The fact that x_i ranks higher than x_j can be interpreted as meaning that we can classify which document is more relevant based on the difference between their features. Based on this idea, RankSVM finds a decision boundary that separates document pairs and learns ranking direction from it.

The pairwise approach has the advantage of learning relative order between documents. However, because it does not directly optimize the quality of the entire list, a gap can appear between the evaluation metric and the training objective.

Listwise Learning to Rank

The listwise approach compares the ideal order of the entire document list with the order returned by the model. For example, the order from rank 1 to rank 100 can be considered one permutation among 100! possible permutations. This method calculates and compares the probability that the search result permutation returned by the model is the actual target permutation.

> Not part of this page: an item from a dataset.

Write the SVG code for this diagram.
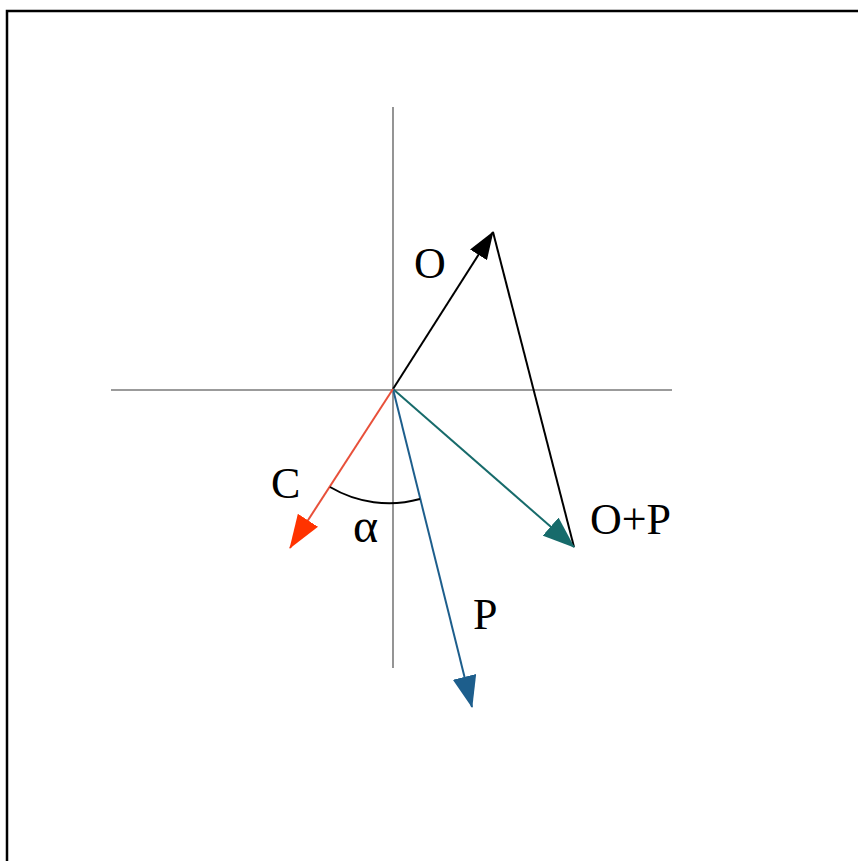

When calculating permutations, it considers position-specific probabilities such as the probability that document i is ranked first and the probability that document j is ranked second. Therefore, it can give greater influence to higher rankings.

However, calculating ranking probabilities for all documents is computationally expensive. For this reason, simplified methods such as Top-one probability are sometimes used instead of calculating the full permutation.

Summary

Search does not end with simply finding documents that contain keywords. It also requires calculating rankings for candidate documents so that users can find the information they actually want more quickly.

Learning to Rank is an approach that does not leave ranking calculations only to manually written rules, but instead lets a model learn from various features and evaluation data. Pointwise predicts the score of a single document, pairwise learns relative order between document pairs, and listwise directly handles the order of the entire search result list.

Ultimately, a good search system must solve both “finding documents” and “sorting documents well.” Learning to Rank is one representative method for handling the second problem.